Last week, Bahçeli released a similar warning, as he joined calls for “common sense” in the face of rising violence and polarization in Turkey, warning that any reaction against violence must not serve to spark an ethnic conflict. 

Bahçeli’s statement on Sept. 15 came a day after Turkish security forces rescued eight workers from Turkey’s east after they were attacked by a group of ultranationalist locals in the northern Bolu province’s Mudurnu district, allegedly on the grounds that they disrespected the Turkish flag.

Bahçeli blames Erdoğan for igniting crowds

The MHP leader also claimed that recent attacks targeting Kurdish people, as well as media outlets, were staged by a new group called the Ottoman Hearths, which is actually linked to President Recep Tayyip Erdoğan.
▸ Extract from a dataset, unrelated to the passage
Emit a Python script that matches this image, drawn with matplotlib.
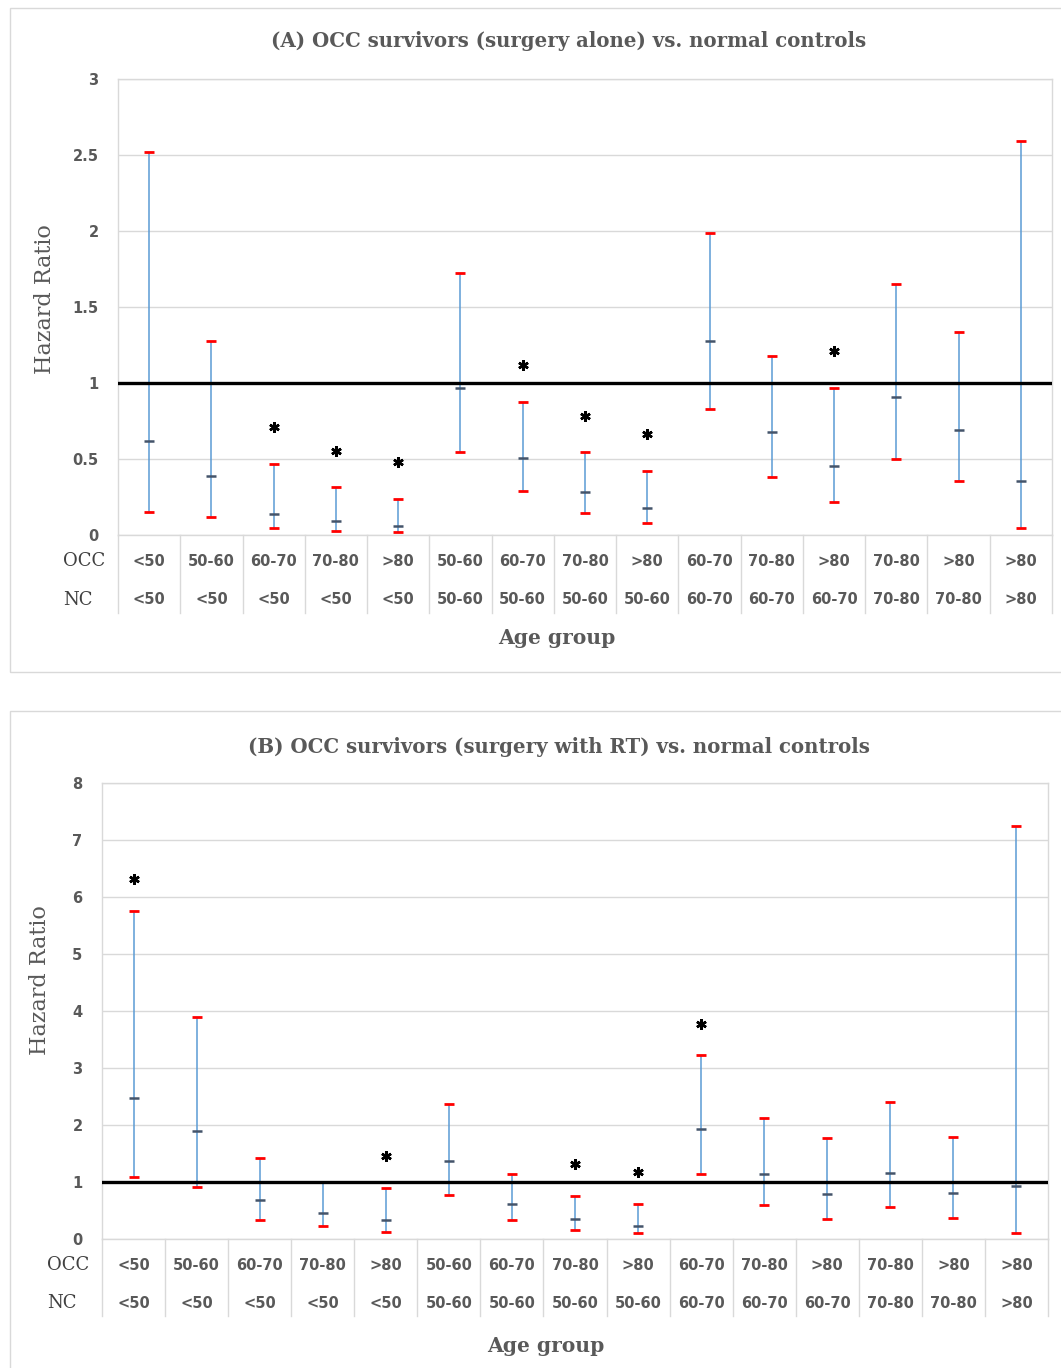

He claimed that this group tried to dissimulate used the far-right Turkish nationalist “grey wolf” (bozkurt in Turkish) hand gesture associated with the nationalist movement. 

“Chaos plans drafted at the unlicensed palace [of Erdoğan] are being taken to the ground by organized crime and mafia-style groups,” Bahçeli said.

“Those who make grey-wolf gestures while pelting newspapers with stones and those who make grey-wolf gestures and bully others definitely have no ties or connection with us. If the responsible criminal is being looked for, it would be appropriate to look at those crowds who gather at the unlicensed palace and who are used as its tool,” he added.